Thursday, October 18, 2012

Interesting, I agree on Education is the key.....

Japan mayor to Pinoys: Preserve culture by educating younger generations


What can Filipinos learn from one of Japan's oldest cities? Sakai City mayor Osami Takeyama told GMA News Online that it was important for Filipinos to value the preservation of one's cultural traditions.
SAKAI CITY, Japan – What can Filipinos learn from one of Japan's oldest cities?
Sakai City mayor Osami Takeyama told GMA News Online that it was important for Filipinos to value the preservation of one's cultural traditions.
"The most important thing about the preservation of traditional culture is to provide good education to younger generations," Takeyama said.
"I believe that by doing it (educating the younger generation), people will become more aware of their traditional culture," he added.
Sakai may be a little less popular to tourists than its neighboring Osaka (both cities are inside the Osaka Prefecture) but Sakai boasts of centuries of Japanese traditions successfully interwoven with modernization.
Over the past few decades, the city of Sakai has well embraced industrialization but without sacrificing its cultural traditions.
The city has long been home to sprawling industrial factories and commercial complexes, but at the same continues to preserve age-old traditions like its famous tea ceremonies as well as its blade and bike industries.
Addressing Southeast Asian journalists visiting this city, Takeyama said he was open to possible "interchanges" with any city in the Philippines, in an effort to bring back the once lively relations between the two Asian countries.
"But first, we"d like to start with grassroots or person-to-person interchanges.
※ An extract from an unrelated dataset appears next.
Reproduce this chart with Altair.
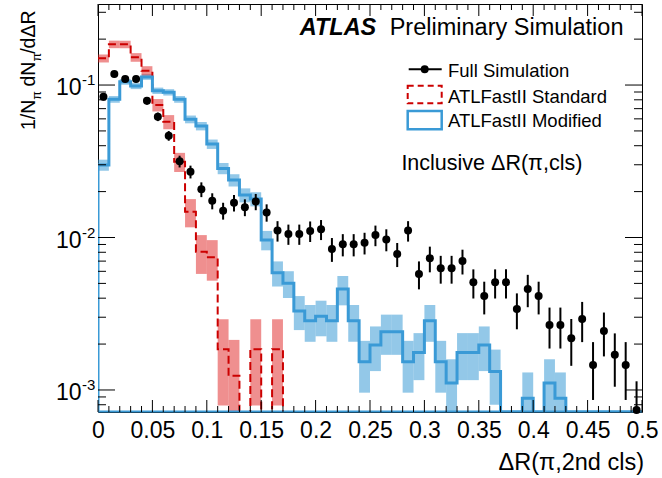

After that, there could be some sort of opportunities then we can do some formal relationships with other cities in the Philippines and probably we can work on issues on manufacturing things and also environmental issues which Sakai is very much caring for," Takeyama stressed.
Historic relationship to PHL
Sakai's rich historic relationship with Southeast Asian nations especially to the Philippines date back to the 16th century when Sakai's revered merchant Naya traveled to Luzon in search of trade opportunities.
Story has it that the merchant was so enamored by the Philippine Island he named himself after it, and since adopted the name "Luzon Sukezaemon."
Sakai also was once home to one of the most important seaports in the whole of Japan, accomodating trade ships from neighboring countries and the Southeast Asian region.
It was also this openness to foreign products and cultures among Sakai residents that allowed the city to blossom into a melting pot of modernity and tradition.
"Luzon Sukezaemon had a very good and successful career as a businessman. So his courage and awareness to these different cultures  from different places was very important," said Takeyama.
The mayor added that they continue to pass on to the next generation this attitude in welcoming diversity.
"It is important to tell kids here in Sakai about the stroies of our ancestors like Ruson Sukezaemon," Takeyama said.
Katanas to kitchen knives
Sakai is renowned for manufacturing the best blades in Japan (from weapons called katanas to plain kitchen knives).
The city, situated southwest of Tokyo and is only around 20 minutes away from Osaka City by train, is also home to the biggest "tumulus" in the world, a type of an expansive royal burial site shaped like a key hole when viewed from the air.
The Nintoku tumulus is one of more than a hundred tumuli in Sakai City which could rival burial sites such as Egypt's pyramids or India's Taj Mahal.
The city takes pride also in its tradional hand-made knives even as the local government put priority in supporting local craftsmen, by providing them subsidiary and helping them expand their network of market.
"In the age of mass production, it is still important to preserve hand crafted products because these convey the heart of the people," emphasizing further the importance of preserving tradition in a sea of modernity, and at the same time being open to foreign cultures.
The city government of Sakai has for the fourth time invited Southeast Asian students and members of the media from the Philippines, Thailand, Indonesia, Vietnam, and Cambodia for a two-week cultural exchange program this October.
The foreign college students – all taking formal studies of the Japanese language – made the rounds in elementary schools in Sakai, sharing their respective cultural traditions with an end goal of strengthening ties between Sakai and the Southeast Asian countries.